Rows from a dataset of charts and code
....................

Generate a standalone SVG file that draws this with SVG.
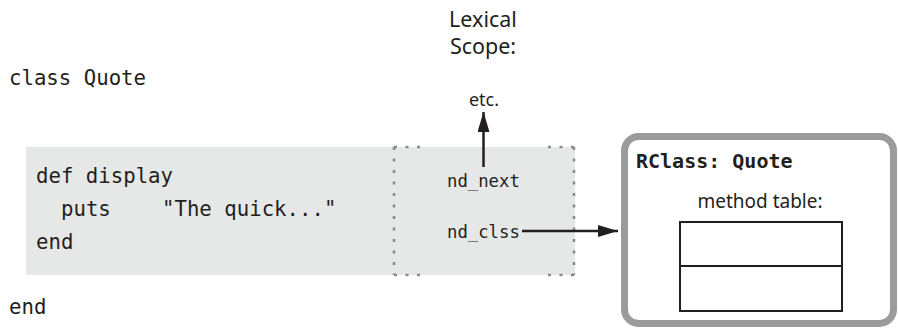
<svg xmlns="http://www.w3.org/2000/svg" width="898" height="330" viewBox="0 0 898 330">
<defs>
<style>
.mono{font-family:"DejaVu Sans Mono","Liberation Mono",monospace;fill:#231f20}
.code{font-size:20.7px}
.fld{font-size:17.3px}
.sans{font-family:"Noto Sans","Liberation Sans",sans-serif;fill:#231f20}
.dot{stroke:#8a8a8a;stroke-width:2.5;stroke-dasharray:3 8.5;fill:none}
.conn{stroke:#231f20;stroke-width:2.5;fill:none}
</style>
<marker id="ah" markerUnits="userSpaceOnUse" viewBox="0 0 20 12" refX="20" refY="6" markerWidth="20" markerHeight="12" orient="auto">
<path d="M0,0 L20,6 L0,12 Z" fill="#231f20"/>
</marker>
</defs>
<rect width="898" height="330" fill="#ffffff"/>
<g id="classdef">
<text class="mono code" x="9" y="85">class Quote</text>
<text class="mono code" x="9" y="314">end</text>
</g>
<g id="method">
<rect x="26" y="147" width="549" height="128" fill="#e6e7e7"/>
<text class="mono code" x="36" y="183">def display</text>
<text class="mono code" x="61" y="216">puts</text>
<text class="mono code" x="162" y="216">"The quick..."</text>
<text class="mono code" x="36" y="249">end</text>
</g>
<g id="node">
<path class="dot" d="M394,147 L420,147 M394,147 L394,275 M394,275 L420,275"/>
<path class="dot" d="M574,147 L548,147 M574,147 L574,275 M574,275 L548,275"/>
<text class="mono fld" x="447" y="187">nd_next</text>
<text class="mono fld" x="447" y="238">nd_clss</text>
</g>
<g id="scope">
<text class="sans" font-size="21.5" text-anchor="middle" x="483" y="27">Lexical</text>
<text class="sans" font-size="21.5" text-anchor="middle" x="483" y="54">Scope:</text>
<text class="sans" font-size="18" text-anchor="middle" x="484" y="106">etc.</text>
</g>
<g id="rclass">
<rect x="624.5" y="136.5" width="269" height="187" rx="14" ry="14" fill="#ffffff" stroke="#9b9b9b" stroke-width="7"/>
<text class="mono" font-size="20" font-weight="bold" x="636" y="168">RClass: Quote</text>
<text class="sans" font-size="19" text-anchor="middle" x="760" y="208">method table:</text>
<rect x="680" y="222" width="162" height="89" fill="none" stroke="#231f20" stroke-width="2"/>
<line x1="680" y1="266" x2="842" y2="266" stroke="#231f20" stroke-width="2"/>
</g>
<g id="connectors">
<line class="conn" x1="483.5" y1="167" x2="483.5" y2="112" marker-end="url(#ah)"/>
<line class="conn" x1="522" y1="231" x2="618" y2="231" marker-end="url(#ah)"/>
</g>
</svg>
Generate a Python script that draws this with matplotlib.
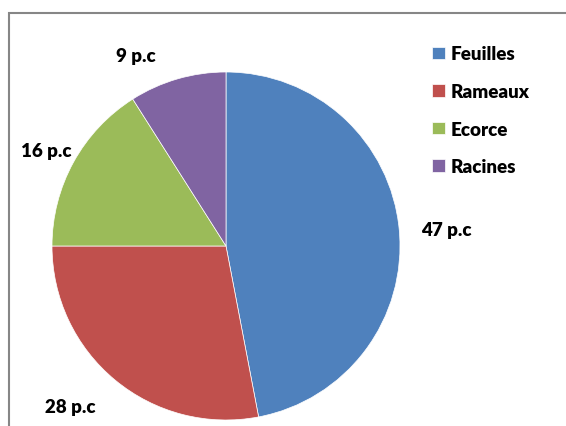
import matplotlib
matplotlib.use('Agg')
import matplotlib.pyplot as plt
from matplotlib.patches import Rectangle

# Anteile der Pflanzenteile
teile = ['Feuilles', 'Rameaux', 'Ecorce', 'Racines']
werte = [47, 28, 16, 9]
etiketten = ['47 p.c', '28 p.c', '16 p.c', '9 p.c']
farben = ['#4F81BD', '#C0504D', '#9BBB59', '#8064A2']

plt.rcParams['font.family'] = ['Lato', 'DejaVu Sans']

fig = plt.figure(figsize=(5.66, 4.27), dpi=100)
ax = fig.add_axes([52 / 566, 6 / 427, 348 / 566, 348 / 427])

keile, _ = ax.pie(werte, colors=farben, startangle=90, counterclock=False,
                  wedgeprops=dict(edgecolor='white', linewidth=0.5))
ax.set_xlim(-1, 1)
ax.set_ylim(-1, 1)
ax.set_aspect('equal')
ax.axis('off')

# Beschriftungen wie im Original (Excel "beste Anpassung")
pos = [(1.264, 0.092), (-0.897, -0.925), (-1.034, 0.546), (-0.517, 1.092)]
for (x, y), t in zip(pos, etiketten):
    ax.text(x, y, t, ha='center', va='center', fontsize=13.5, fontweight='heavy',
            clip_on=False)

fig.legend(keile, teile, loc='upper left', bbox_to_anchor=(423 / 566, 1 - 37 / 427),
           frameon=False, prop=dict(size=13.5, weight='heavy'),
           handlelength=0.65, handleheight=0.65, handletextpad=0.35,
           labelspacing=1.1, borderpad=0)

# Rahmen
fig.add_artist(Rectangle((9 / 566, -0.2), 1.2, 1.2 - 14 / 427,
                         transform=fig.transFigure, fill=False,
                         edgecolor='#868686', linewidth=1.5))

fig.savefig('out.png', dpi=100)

....................

- **Job**
Restate every record exactly, please; do not copy the pictures.

- **The answer**
Generate a standalone SVG file that draws this with SVG.
<svg xmlns="http://www.w3.org/2000/svg" width="898" height="330" viewBox="0 0 898 330">
<defs>
<style>
.mono{font-family:"DejaVu Sans Mono","Liberation Mono",monospace;fill:#231f20}
.code{font-size:20.7px}
.fld{font-size:17.3px}
.sans{font-family:"Noto Sans","Liberation Sans",sans-serif;fill:#231f20}
.dot{stroke:#8a8a8a;stroke-width:2.5;stroke-dasharray:3 8.5;fill:none}
.conn{stroke:#231f20;stroke-width:2.5;fill:none}
</style>
<marker id="ah" markerUnits="userSpaceOnUse" viewBox="0 0 20 12" refX="20" refY="6" markerWidth="20" markerHeight="12" orient="auto">
<path d="M0,0 L20,6 L0,12 Z" fill="#231f20"/>
</marker>
</defs>
<rect width="898" height="330" fill="#ffffff"/>
<g id="classdef">
<text class="mono code" x="9" y="85">class Quote</text>
<text class="mono code" x="9" y="314">end</text>
</g>
<g id="method">
<rect x="26" y="147" width="549" height="128" fill="#e6e7e7"/>
<text class="mono code" x="36" y="183">def display</text>
<text class="mono code" x="61" y="216">puts</text>
<text class="mono code" x="162" y="216">"The quick..."</text>
<text class="mono code" x="36" y="249">end</text>
</g>
<g id="node">
<path class="dot" d="M394,147 L420,147 M394,147 L394,275 M394,275 L420,275"/>
<path class="dot" d="M574,147 L548,147 M574,147 L574,275 M574,275 L548,275"/>
<text class="mono fld" x="447" y="187">nd_next</text>
<text class="mono fld" x="447" y="238">nd_clss</text>
</g>
<g id="scope">
<text class="sans" font-size="21.5" text-anchor="middle" x="483" y="27">Lexical</text>
<text class="sans" font-size="21.5" text-anchor="middle" x="483" y="54">Scope:</text>
<text class="sans" font-size="18" text-anchor="middle" x="484" y="106">etc.</text>
</g>
<g id="rclass">
<rect x="624.5" y="136.5" width="269" height="187" rx="14" ry="14" fill="#ffffff" stroke="#9b9b9b" stroke-width="7"/>
<text class="mono" font-size="20" font-weight="bold" x="636" y="168">RClass: Quote</text>
<text class="sans" font-size="19" text-anchor="middle" x="760" y="208">method table:</text>
<rect x="680" y="222" width="162" height="89" fill="none" stroke="#231f20" stroke-width="2"/>
<line x1="680" y1="266" x2="842" y2="266" stroke="#231f20" stroke-width="2"/>
</g>
<g id="connectors">
<line class="conn" x1="483.5" y1="167" x2="483.5" y2="112" marker-end="url(#ah)"/>
<line class="conn" x1="522" y1="231" x2="618" y2="231" marker-end="url(#ah)"/>
</g>
</svg>
Generate a Python script that draws this with matplotlib.
import matplotlib
matplotlib.use('Agg')
import matplotlib.pyplot as plt
from matplotlib.patches import Rectangle

# Anteile der Pflanzenteile
teile = ['Feuilles', 'Rameaux', 'Ecorce', 'Racines']
werte = [47, 28, 16, 9]
etiketten = ['47 p.c', '28 p.c', '16 p.c', '9 p.c']
farben = ['#4F81BD', '#C0504D', '#9BBB59', '#8064A2']

plt.rcParams['font.family'] = ['Lato', 'DejaVu Sans']

fig = plt.figure(figsize=(5.66, 4.27), dpi=100)
ax = fig.add_axes([52 / 566, 6 / 427, 348 / 566, 348 / 427])

keile, _ = ax.pie(werte, colors=farben, startangle=90, counterclock=False,
                  wedgeprops=dict(edgecolor='white', linewidth=0.5))
ax.set_xlim(-1, 1)
ax.set_ylim(-1, 1)
ax.set_aspect('equal')
ax.axis('off')

# Beschriftungen wie im Original (Excel "beste Anpassung")
pos = [(1.264, 0.092), (-0.897, -0.925), (-1.034, 0.546), (-0.517, 1.092)]
for (x, y), t in zip(pos, etiketten):
    ax.text(x, y, t, ha='center', va='center', fontsize=13.5, fontweight='heavy',
            clip_on=False)

fig.legend(keile, teile, loc='upper left', bbox_to_anchor=(423 / 566, 1 - 37 / 427),
           frameon=False, prop=dict(size=13.5, weight='heavy'),
           handlelength=0.65, handleheight=0.65, handletextpad=0.35,
           labelspacing=1.1, borderpad=0)

# Rahmen
fig.add_artist(Rectangle((9 / 566, -0.2), 1.2, 1.2 - 14 / 427,
                         transform=fig.transFigure, fill=False,
                         edgecolor='#868686', linewidth=1.5))

fig.savefig('out.png', dpi=100)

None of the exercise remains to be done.